Rosen-Zvi’s answer to the first of these questions takes us back before the rabbinic era, to Qumran, the community that produced the Dead Sea Scrolls. “My claim is that at Qumran yetzer occupies a middle ground between the biblical ‘thought’ and the reified rabbinic being.” The biblical understanding of yetzer, he shows, remained more or less unchanged as late as the early 2nd century BCE, when the Wisdom of Sirach appeared. But the sect at Qumran held to a cosmological dualism. Those on the side of good were believed to be elected by God and governed by the power of light, while the wicked were seen as the lot of Belial and constrained to do evil. This could “account for the election of the sect, but not for the depravity and sinfulness of its members.” The answer to the latter was that the yetzer tempted even the sons of light to do evil.
At Qumran, the yetzer hara fit into a demonological context, “as a counterpart of Satan, Belial, and the spirit of impurity—and in an anthropological one—as a component of human depravity.” The rabbis, for their part, refused “to accept grand cosmological models subjecting humans to external superhuman forces” and “left the yetzer alone to account for their sinfulness, thus making it the center of their anthropology.”
In early rabbinic literature, Rabbi Akiva preserved the biblical concept of the yetzer, while Rabbi Ishmael adopted a version with some simiarities to the Qumranic one. In Akiva’s usage, the yetzer was never qualified as “evil.” R. Ishmael, on the other hand, cast the yetzer in a darker light and frequently identified its power with the domain of the demonic. As proof of this, Rosen-Zvi cites a midrash from Sifre Numbers that describes the evil yetzer tormenting Boaz during the night that Ruth slept at his feet on the threshing floor. “Strong, sophisticated, and demonic as the yetzer may be,” Rosen-Zvi concludes, “it is still external . . . Boaz does not need a good yetzer to best his evil one; he struggles with it and defeats it himself.”

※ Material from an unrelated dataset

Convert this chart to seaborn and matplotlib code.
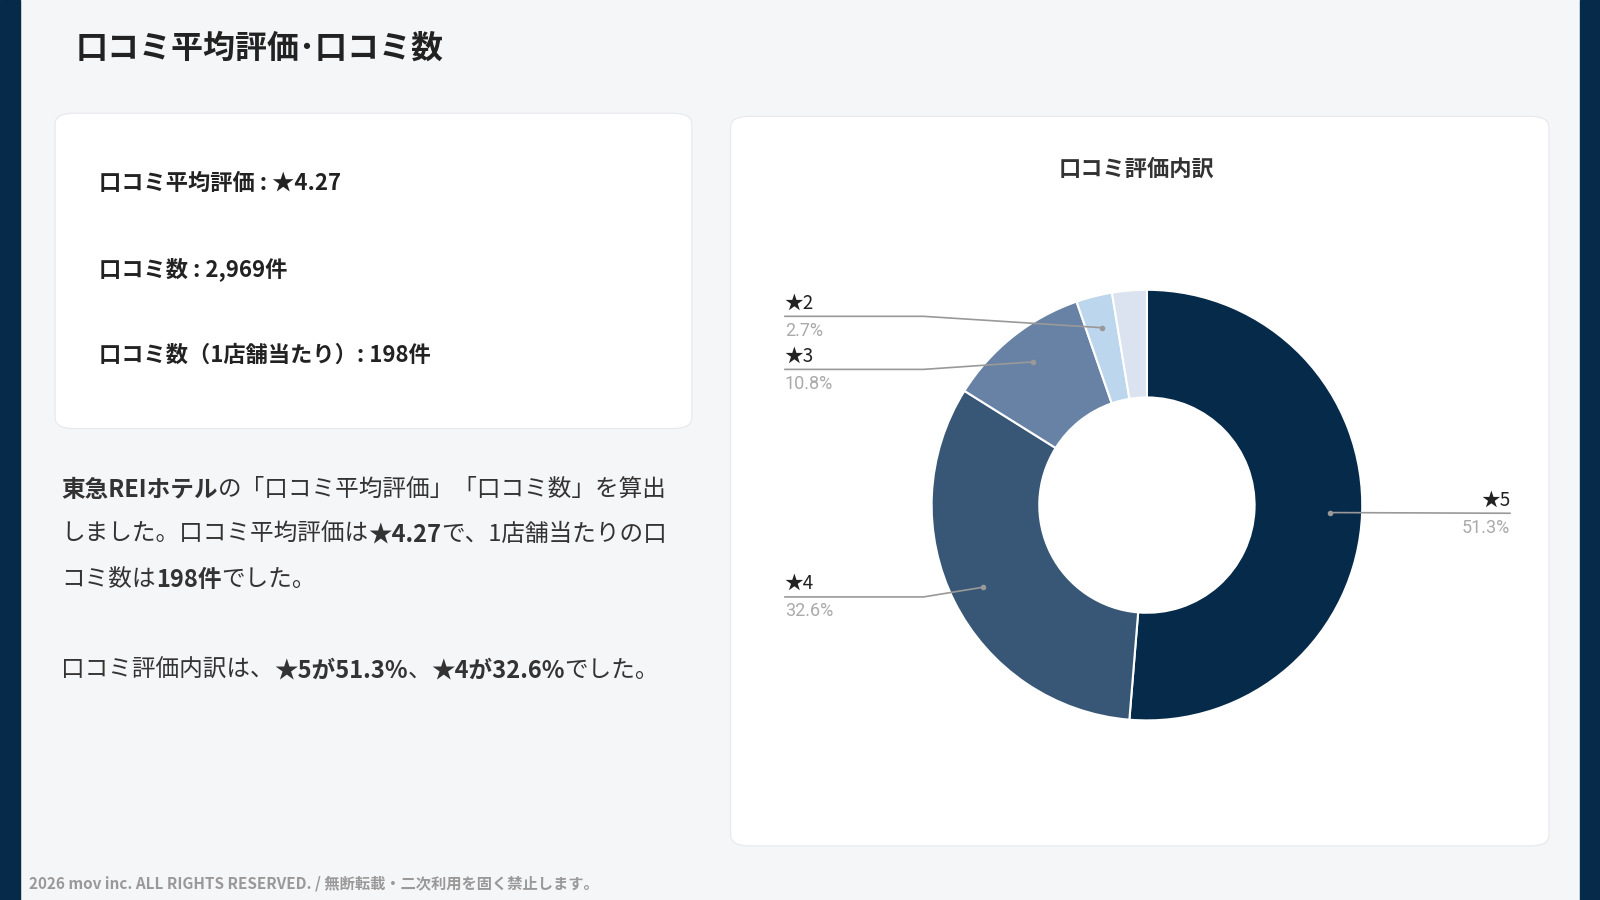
import numpy as np
import matplotlib
matplotlib.use("Agg")
import matplotlib.pyplot as plt
from matplotlib.patches import FancyBboxPatch, Rectangle
import seaborn as sns

sns.set_theme(style="white")
plt.rcParams['font.family'] = ['Noto Sans CJK JP', 'DejaVu Sans']

labels = ["★5", "★4", "★3", "★2", "★1"]
shares = [51.3, 32.6, 10.8, 2.7, 2.6]
colors = ["#062a4a", "#385776", "#6882a6", "#bcd6ee", "#dae3ef"]
shown = ["★5", "★4", "★3", "★2"]

W, H = 1600, 900
fig = plt.figure(figsize=(16, 9), dpi=100)
fig.patch.set_facecolor("#f5f6f8")
S = W / 1568.0

def fx(x): return x * S / W
def fy(y): return 1 - y * S / H

# side bars
fig.add_artist(Rectangle((0, 0), fx(20), 1, transform=fig.transFigure, color="#062a4a", zorder=-10))
fig.add_artist(Rectangle((fx(1548), 0), 1, 1, transform=fig.transFigure, color="#062a4a", zorder=-10))

def card(x0, y0, x1, y1):
    fig.add_artist(FancyBboxPatch((fx(x0), fy(y1)), fx(x1) - fx(x0), fy(y0) - fy(y1),
                   boxstyle="round,pad=0,rounding_size=0.012", transform=fig.transFigure,
                   fc="white", ec="#e6e8ec", lw=0.8, zorder=-5))
card(54, 111, 678, 420)
card(716, 114, 1518, 829)

fig.text(fx(74), fy(48), "口コミ平均評価･口コミ数", fontsize=23, weight="bold", color="#222", va="center")

renderer = fig.canvas.get_renderer()
def rich(x, y, parts, size, color="#333"):
    xf = fx(x)
    for s, b in parts:
        t = fig.text(xf, fy(y), s, fontsize=size, weight="bold" if b else "normal", color=color, va="center")
        bb = t.get_window_extent(renderer=renderer)
        xf += bb.width / W

for y, s in [(180, "口コミ平均評価 : ★4.27"), (264, "口コミ数 : 2,969件"), (348, "口コミ数（1店舗当たり）: 198件")]:
    fig.text(fx(97), fy(y), s, fontsize=16, weight="bold", color="#222", va="center")

FS = 17
rich(60, 480, [("東急REIホテル", True), ("の「口コミ平均評価」「口コミ数」を算出", False)], FS)
rich(60, 524, [("しました。口コミ平均評価は", False), ("★4.27", True), ("で、1店舗当たりの口", False)], FS)
rich(60, 568, [("コミ数は", False), ("198件", True), ("でした。", False)], FS)
rich(60, 657, [("口コミ評価内訳は、", False), ("★5が51.3%", True), ("、", False), ("★4が32.6%", True), ("でした。", False)], FS)

fig.text(fx(28), fy(866), "2026 mov inc. ALL RIGHTS RESERVED. / 無断転載・二次利用を固く禁止します。",
         fontsize=11, color="#999", weight="bold", va="center")

fig.text(fx(1114), fy(166), "口コミ評価内訳", fontsize=16, weight="bold", color="#333", ha="center", va="center")

# donut
cx, cy, R = 1124, 495, 211
ax = fig.add_axes([fx(cx - R), fy(cy + R), fx(2 * R), fy(cy - R) - fy(cy + R)])
ax.patch.set_alpha(0)
wedges, _ = ax.pie(shares, colors=colors, startangle=90, counterclock=False,
                   wedgeprops=dict(width=0.5, edgecolor="white", linewidth=1.5), radius=1)
ax.set_aspect("equal")
ax.set_xlim(-1, 1); ax.set_ylim(-1, 1)
ax.axis("off")

lab_pos = {"★5": (1480, 503, "r"), "★4": (769, 585, "l"), "★3": (769, 362, "l"), "★2": (769, 310, "l")}
for w, lab, sh in zip(wedges, labels, shares):
    if lab not in shown:
        continue
    ang = np.deg2rad((w.theta1 + w.theta2) / 2)
    r = 0.85
    px = cx + R * r * np.cos(ang)
    py = cy - R * r * np.sin(ang)
    lx, ly, side = lab_pos[lab]
    if side == "l":
        kx = 905
        xs, ys = [fx(lx), fx(kx), fx(px)], [fy(ly), fy(ly), fy(py)]
        ha = "left"
    else:
        xs, ys = [fx(px), fx(lx)], [fy(py), fy(ly)]
        ha = "right"
    fig.add_artist(plt.Line2D(xs, ys, transform=fig.transFigure, color="#999", lw=1.2, zorder=5))
    fig.text(fx(lx), fy(ly - 13), lab, fontsize=13.5, color="#222", va="center", ha=ha)
    fig.text(fx(lx), fy(ly + 14), f"{sh}%", fontsize=13, color="#aaa", va="center", ha=ha, family="Roboto")
    fig.add_artist(plt.Line2D([fx(px)], [fy(py)], marker="o", ms=3, color="#999",
                              transform=fig.transFigure, zorder=6))

fig.savefig("out.png", dpi=100, facecolor=fig.get_facecolor())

It is not Rosen-Zvi’s claim that fully developed demonic figures are at play in these texts. Satan is nowhere invoked as the one who orchestrates temptation. Rather, Rosen-Zvi uses the term in an extended sense to refer to a power that is “fully internalized” within the person. This is a subtle but crucial point. The yetzer is demonic but internal to the domain of the “self.” Unlike the pessimists at Qumran, the rabbis believed that it could be overcome with divine help. One was not at the mercy of nefarious cosmic forces operating outside the domain of one’s free will.
It is only in later stages of rabbinic literature that the notion of a good yetzer is regularly opposed to an evil one. In all of the earlier tannaitic literature there is only one text that speaks of such a competition in the sense of the midrash with which we began. In Mishnah Berakhot 9:5, we are told of the famous verse in Shema, “And you shall love the Lord your God, with all your heart and all your soul . . . ” (Deut. 6:5) that “with all your heart” means the two yetzarim, the one for good and the one for evil.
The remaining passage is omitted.